Pedro Ramoneda, Minhee Lee, Dasaem Jeong, Jose J. Valero-Mas, Xavier Serra.
DOI: 10.1109/TASLPRO.2025.3539018
🔍 Quick Inference
To estimate difficulty from an audio file:
1Run difficulty prediction using a pretrained model:
python predict_difficulty.py
You can also try the composer_model , era_model, or multirank_model in place of the basic models.
📂 Repository Structure
├── models/
├── get_cqt.py
├── model.py
├── predict_difficulty.py
├── zero_shot.py
├── hidden_voices.json
├── hidden_voices_features.py
├── hidden_voices_logits.py
├── make_table_basic_model.py
├── make_table_composer_model.py
├── make_table_era_model.py
├── make_table_multirank_model.py
├── show_cqts.py
├── utils.py
├── poetry.lock
├── pyproject.toml
└── README.md
📊 Reproduce Paper Tables
python make_table_basic_model.py
python make_table_composer_model.py
python make_table_era_model.py
python make_table_multirank_model.py
🧪 Zero-Shot Generalization (Hidden Voices)

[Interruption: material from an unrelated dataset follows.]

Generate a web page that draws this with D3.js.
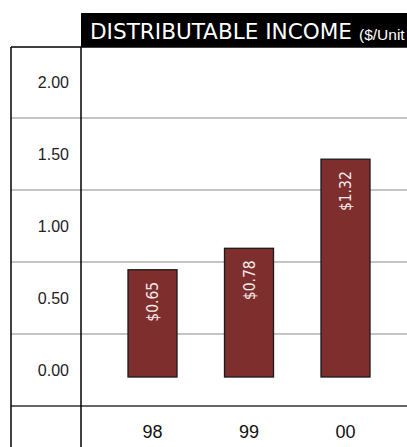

python hidden_voices_features.py --config hidden_voices.json
python hidden_voices_logits.py --config hidden_voices.json --models_dir models/
python zero_shot.py`
📈 Visualize CQTs
python show_cqts.py --input cqts.npy --output cqt_plot.png
📋 How to Cite
@ARTICLE{10878288,
author={Ramoneda, Pedro and Lee, Minhee and Jeong, Dasaem and Valero-Mas, Jose J. and Serra, Xavier},
journal={IEEE Transactions on Audio, Speech and Language Processing},
title={Can Audio Reveal Music Performance Difficulty? Insights From the Piano Syllabus Dataset},
year={2025},
volume={33},
number={},
pages={1129-1141},
doi={10.1109/TASLPRO.2025.3539018}
}
📜 License
This project is licensed under the MIT License. See LICENSE for details.